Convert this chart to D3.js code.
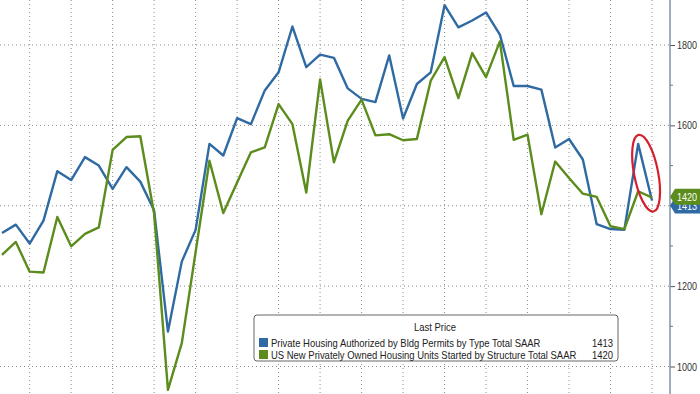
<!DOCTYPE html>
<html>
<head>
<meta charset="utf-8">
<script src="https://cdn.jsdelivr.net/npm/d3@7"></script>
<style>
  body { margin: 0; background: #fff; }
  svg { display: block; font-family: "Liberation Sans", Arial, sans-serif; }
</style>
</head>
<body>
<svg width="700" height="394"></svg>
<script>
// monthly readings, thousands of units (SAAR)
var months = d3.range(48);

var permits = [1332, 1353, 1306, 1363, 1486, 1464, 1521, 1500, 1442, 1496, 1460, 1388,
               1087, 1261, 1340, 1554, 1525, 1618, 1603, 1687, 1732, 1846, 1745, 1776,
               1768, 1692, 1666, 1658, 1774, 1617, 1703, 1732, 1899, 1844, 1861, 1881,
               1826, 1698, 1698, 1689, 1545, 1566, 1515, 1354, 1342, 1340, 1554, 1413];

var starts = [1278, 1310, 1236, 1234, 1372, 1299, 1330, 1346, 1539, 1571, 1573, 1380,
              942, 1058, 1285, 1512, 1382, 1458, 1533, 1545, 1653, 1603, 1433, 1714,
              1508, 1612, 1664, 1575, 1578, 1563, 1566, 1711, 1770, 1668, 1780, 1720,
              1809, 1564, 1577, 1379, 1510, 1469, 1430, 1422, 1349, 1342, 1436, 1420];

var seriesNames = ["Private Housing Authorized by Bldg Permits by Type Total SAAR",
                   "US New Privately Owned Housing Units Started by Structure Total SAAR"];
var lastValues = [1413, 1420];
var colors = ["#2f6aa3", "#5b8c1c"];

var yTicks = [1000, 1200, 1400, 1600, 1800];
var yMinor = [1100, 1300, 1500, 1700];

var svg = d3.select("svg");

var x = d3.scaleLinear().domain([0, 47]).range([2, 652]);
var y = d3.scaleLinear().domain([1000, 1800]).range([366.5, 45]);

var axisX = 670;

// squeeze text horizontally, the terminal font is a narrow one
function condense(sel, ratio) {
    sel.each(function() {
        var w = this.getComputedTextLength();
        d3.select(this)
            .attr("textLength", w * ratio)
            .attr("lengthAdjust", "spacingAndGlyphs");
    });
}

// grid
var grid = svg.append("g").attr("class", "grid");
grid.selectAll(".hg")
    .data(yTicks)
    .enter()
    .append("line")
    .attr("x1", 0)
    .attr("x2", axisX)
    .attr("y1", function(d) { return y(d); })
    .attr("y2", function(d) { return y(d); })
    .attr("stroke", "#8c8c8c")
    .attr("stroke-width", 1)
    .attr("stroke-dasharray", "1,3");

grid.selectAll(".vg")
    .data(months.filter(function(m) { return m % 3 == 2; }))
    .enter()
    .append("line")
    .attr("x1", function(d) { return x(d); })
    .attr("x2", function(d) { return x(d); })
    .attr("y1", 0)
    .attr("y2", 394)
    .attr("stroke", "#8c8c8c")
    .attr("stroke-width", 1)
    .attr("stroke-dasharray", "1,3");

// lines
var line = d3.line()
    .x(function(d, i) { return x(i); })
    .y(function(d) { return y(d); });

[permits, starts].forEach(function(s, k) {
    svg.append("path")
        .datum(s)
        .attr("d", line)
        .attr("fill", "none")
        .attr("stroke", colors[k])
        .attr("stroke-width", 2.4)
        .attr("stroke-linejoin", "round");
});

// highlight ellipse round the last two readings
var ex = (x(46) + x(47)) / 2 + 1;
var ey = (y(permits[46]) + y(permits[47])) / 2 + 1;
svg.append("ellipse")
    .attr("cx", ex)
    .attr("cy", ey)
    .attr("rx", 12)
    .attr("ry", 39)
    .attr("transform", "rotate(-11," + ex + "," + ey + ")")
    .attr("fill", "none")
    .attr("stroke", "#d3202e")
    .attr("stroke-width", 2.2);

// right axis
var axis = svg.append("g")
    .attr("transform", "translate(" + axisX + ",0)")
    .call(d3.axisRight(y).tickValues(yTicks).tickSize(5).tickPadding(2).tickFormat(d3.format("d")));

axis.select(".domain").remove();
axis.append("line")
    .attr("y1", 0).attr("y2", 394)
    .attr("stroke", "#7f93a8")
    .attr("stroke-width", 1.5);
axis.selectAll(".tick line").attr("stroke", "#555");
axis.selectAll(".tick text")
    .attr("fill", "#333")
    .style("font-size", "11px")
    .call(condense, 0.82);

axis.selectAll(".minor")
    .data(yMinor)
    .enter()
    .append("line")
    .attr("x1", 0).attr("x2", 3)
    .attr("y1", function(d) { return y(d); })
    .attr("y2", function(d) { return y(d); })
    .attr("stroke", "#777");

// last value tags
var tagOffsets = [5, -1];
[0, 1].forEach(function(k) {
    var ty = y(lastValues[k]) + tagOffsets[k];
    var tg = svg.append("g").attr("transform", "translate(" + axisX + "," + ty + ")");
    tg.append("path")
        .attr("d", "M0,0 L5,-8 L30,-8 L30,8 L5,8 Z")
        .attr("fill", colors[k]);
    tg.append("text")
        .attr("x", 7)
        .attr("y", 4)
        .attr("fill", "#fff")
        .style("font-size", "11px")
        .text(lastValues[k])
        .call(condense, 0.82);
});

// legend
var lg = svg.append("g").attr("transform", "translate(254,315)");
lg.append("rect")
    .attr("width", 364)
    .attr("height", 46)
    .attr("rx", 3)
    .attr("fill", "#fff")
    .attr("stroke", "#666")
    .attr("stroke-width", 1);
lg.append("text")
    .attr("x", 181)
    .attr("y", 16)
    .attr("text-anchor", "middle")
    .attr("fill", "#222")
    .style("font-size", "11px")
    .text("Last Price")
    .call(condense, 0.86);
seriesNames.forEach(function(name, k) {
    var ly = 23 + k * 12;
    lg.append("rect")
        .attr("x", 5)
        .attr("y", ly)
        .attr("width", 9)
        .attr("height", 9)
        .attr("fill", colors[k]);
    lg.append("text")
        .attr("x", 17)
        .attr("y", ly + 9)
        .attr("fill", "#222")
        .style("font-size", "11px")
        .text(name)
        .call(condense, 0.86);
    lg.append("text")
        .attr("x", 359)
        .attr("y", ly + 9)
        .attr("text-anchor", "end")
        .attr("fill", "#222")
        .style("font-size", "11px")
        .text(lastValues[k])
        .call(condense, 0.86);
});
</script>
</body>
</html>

..............................

Exclude the images, then output the data above word for word.

■ EXERCISE OUTPUT ■
Convert this chart to D3.js code.
<!DOCTYPE html>
<html>
<head>
<meta charset="utf-8">
<script src="https://cdn.jsdelivr.net/npm/d3@7"></script>
<style>
  body { margin: 0; background: #fff; }
  svg { display: block; font-family: "Liberation Sans", Arial, sans-serif; }
</style>
</head>
<body>
<svg width="700" height="394"></svg>
<script>
// monthly readings, thousands of units (SAAR)
var months = d3.range(48);

var permits = [1332, 1353, 1306, 1363, 1486, 1464, 1521, 1500, 1442, 1496, 1460, 1388,
               1087, 1261, 1340, 1554, 1525, 1618, 1603, 1687, 1732, 1846, 1745, 1776,
               1768, 1692, 1666, 1658, 1774, 1617, 1703, 1732, 1899, 1844, 1861, 1881,
               1826, 1698, 1698, 1689, 1545, 1566, 1515, 1354, 1342, 1340, 1554, 1413];

var starts = [1278, 1310, 1236, 1234, 1372, 1299, 1330, 1346, 1539, 1571, 1573, 1380,
              942, 1058, 1285, 1512, 1382, 1458, 1533, 1545, 1653, 1603, 1433, 1714,
              1508, 1612, 1664, 1575, 1578, 1563, 1566, 1711, 1770, 1668, 1780, 1720,
              1809, 1564, 1577, 1379, 1510, 1469, 1430, 1422, 1349, 1342, 1436, 1420];

var seriesNames = ["Private Housing Authorized by Bldg Permits by Type Total SAAR",
                   "US New Privately Owned Housing Units Started by Structure Total SAAR"];
var lastValues = [1413, 1420];
var colors = ["#2f6aa3", "#5b8c1c"];

var yTicks = [1000, 1200, 1400, 1600, 1800];
var yMinor = [1100, 1300, 1500, 1700];

var svg = d3.select("svg");

var x = d3.scaleLinear().domain([0, 47]).range([2, 652]);
var y = d3.scaleLinear().domain([1000, 1800]).range([366.5, 45]);

var axisX = 670;

// squeeze text horizontally, the terminal font is a narrow one
function condense(sel, ratio) {
    sel.each(function() {
        var w = this.getComputedTextLength();
        d3.select(this)
            .attr("textLength", w * ratio)
            .attr("lengthAdjust", "spacingAndGlyphs");
    });
}

// grid
var grid = svg.append("g").attr("class", "grid");
grid.selectAll(".hg")
    .data(yTicks)
    .enter()
    .append("line")
    .attr("x1", 0)
    .attr("x2", axisX)
    .attr("y1", function(d) { return y(d); })
    .attr("y2", function(d) { return y(d); })
    .attr("stroke", "#8c8c8c")
    .attr("stroke-width", 1)
    .attr("stroke-dasharray", "1,3");

grid.selectAll(".vg")
    .data(months.filter(function(m) { return m % 3 == 2; }))
    .enter()
    .append("line")
    .attr("x1", function(d) { return x(d); })
    .attr("x2", function(d) { return x(d); })
    .attr("y1", 0)
    .attr("y2", 394)
    .attr("stroke", "#8c8c8c")
    .attr("stroke-width", 1)
    .attr("stroke-dasharray", "1,3");

// lines
var line = d3.line()
    .x(function(d, i) { return x(i); })
    .y(function(d) { return y(d); });

[permits, starts].forEach(function(s, k) {
    svg.append("path")
        .datum(s)
        .attr("d", line)
        .attr("fill", "none")
        .attr("stroke", colors[k])
        .attr("stroke-width", 2.4)
        .attr("stroke-linejoin", "round");
});

// highlight ellipse round the last two readings
var ex = (x(46) + x(47)) / 2 + 1;
var ey = (y(permits[46]) + y(permits[47])) / 2 + 1;
svg.append("ellipse")
    .attr("cx", ex)
    .attr("cy", ey)
    .attr("rx", 12)
    .attr("ry", 39)
    .attr("transform", "rotate(-11," + ex + "," + ey + ")")
    .attr("fill", "none")
    .attr("stroke", "#d3202e")
    .attr("stroke-width", 2.2);

// right axis
var axis = svg.append("g")
    .attr("transform", "translate(" + axisX + ",0)")
    .call(d3.axisRight(y).tickValues(yTicks).tickSize(5).tickPadding(2).tickFormat(d3.format("d")));

axis.select(".domain").remove();
axis.append("line")
    .attr("y1", 0).attr("y2", 394)
    .attr("stroke", "#7f93a8")
    .attr("stroke-width", 1.5);
axis.selectAll(".tick line").attr("stroke", "#555");
axis.selectAll(".tick text")
    .attr("fill", "#333")
    .style("font-size", "11px")
    .call(condense, 0.82);

axis.selectAll(".minor")
    .data(yMinor)
    .enter()
    .append("line")
    .attr("x1", 0).attr("x2", 3)
    .attr("y1", function(d) { return y(d); })
    .attr("y2", function(d) { return y(d); })
    .attr("stroke", "#777");

// last value tags
var tagOffsets = [5, -1];
[0, 1].forEach(function(k) {
    var ty = y(lastValues[k]) + tagOffsets[k];
    var tg = svg.append("g").attr("transform", "translate(" + axisX + "," + ty + ")");
    tg.append("path")
        .attr("d", "M0,0 L5,-8 L30,-8 L30,8 L5,8 Z")
        .attr("fill", colors[k]);
    tg.append("text")
        .attr("x", 7)
        .attr("y", 4)
        .attr("fill", "#fff")
        .style("font-size", "11px")
        .text(lastValues[k])
        .call(condense, 0.82);
});

// legend
var lg = svg.append("g").attr("transform", "translate(254,315)");
lg.append("rect")
    .attr("width", 364)
    .attr("height", 46)
    .attr("rx", 3)
    .attr("fill", "#fff")
    .attr("stroke", "#666")
    .attr("stroke-width", 1);
lg.append("text")
    .attr("x", 181)
    .attr("y", 16)
    .attr("text-anchor", "middle")
    .attr("fill", "#222")
    .style("font-size", "11px")
    .text("Last Price")
    .call(condense, 0.86);
seriesNames.forEach(function(name, k) {
    var ly = 23 + k * 12;
    lg.append("rect")
        .attr("x", 5)
        .attr("y", ly)
        .attr("width", 9)
        .attr("height", 9)
        .attr("fill", colors[k]);
    lg.append("text")
        .attr("x", 17)
        .attr("y", ly + 9)
        .attr("fill", "#222")
        .style("font-size", "11px")
        .text(name)
        .call(condense, 0.86);
    lg.append("text")
        .attr("x", 359)
        .attr("y", ly + 9)
        .attr("text-anchor", "end")
        .attr("fill", "#222")
        .style("font-size", "11px")
        .text(lastValues[k])
        .call(condense, 0.86);
});
</script>
</body>
</html>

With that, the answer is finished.